Last night was an unforgettable night. I couldn't be more relieved at the results of the election, and I'll never forget the round of toasts we made as soon as Obama was announced the winner.
My mother called as soon as the news hit, and asked me to relay her own toast to the group of friends and family assembled at my brother's house. She was ecstatic. Her toast centered around a story she's told me many times, about 1968 in North Carolina. When she was twenty-one years old, she began a teaching job in Fort Bragg, North Carolina, where my father was stationed with the military. The day before school started, she was running late to a teacher's meeting in the school library, so when she arrived, she took the first seat she could find and settled in. She thought she had managed to sneak in, so she was surprised to see the entire collection of teachers and administrators turn to stare at her. It wasn't until her neighbor pointed out that she needed to move seats that she realized she had sat down on the wrong side of the room--she was sitting with the black folk.
Later that day, the Superintendent of schools stopped by to see her, and warned her that she wasn't in Seattle anymore. "The Civil Rights Act hasn't passed in North Carolina," he said.
I love my mother. "Tonight, it's finally passed!" she said.
It is deeply moving to think that just fifty years ago, our president-elect and his family wouldn't have found it easy to register to vote, let alone move into the White House. But beyond this, Obama is more than just a symbol of racial healing. We've gone so far astray in this country, and last night, we steered ourselves back on course. Obama's message of personal responsibility is unique-- it's not the Republican version of the individual's unfettered right to seek great wealth, nor is it a standard Democratic ideal of common good mattering more than individual liberty. He is asking each of us to work harder, to contribute more, and to reconsider what it means to be an American with both rights and responsibilities. Watching the way young people and old have been galvanized in this election has been enormously inspiring. After so much complacency and cynicism and the sense that the damage of the last eight years has been beyond our control, I believe many of us are waking up today ready to assume the great responsibilities of the coming years. It's not just the job of the president to fix things.
Thomas Friedman of the New York Times writes about the end of the Civil War and where this nation is headed under Obama's presidency.

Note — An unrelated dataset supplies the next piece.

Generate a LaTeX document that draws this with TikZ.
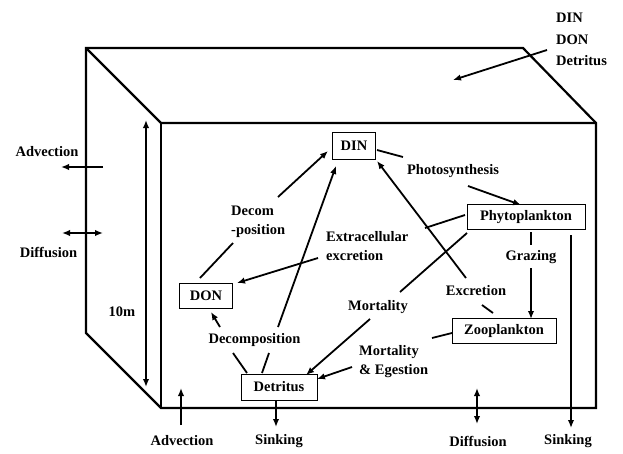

The one sad result from last night's election is the news that Proposition 8 has passed in California, banning gay people from having the same right to marry that I am currently enjoying. This is a devastating loss for many of my friends, and for all of us who believe that everyone should have the right to marry whoever they love. The fact that California voted in our first black president while stripping gay people of their right to marry only clarified that the civil rights movement of our time is the movement to recognize our gay friends and family as equal citizens.
1 comment:
I couldn't agree more. I love the America I woke up to on Nov. 5th more than I ever believed I could.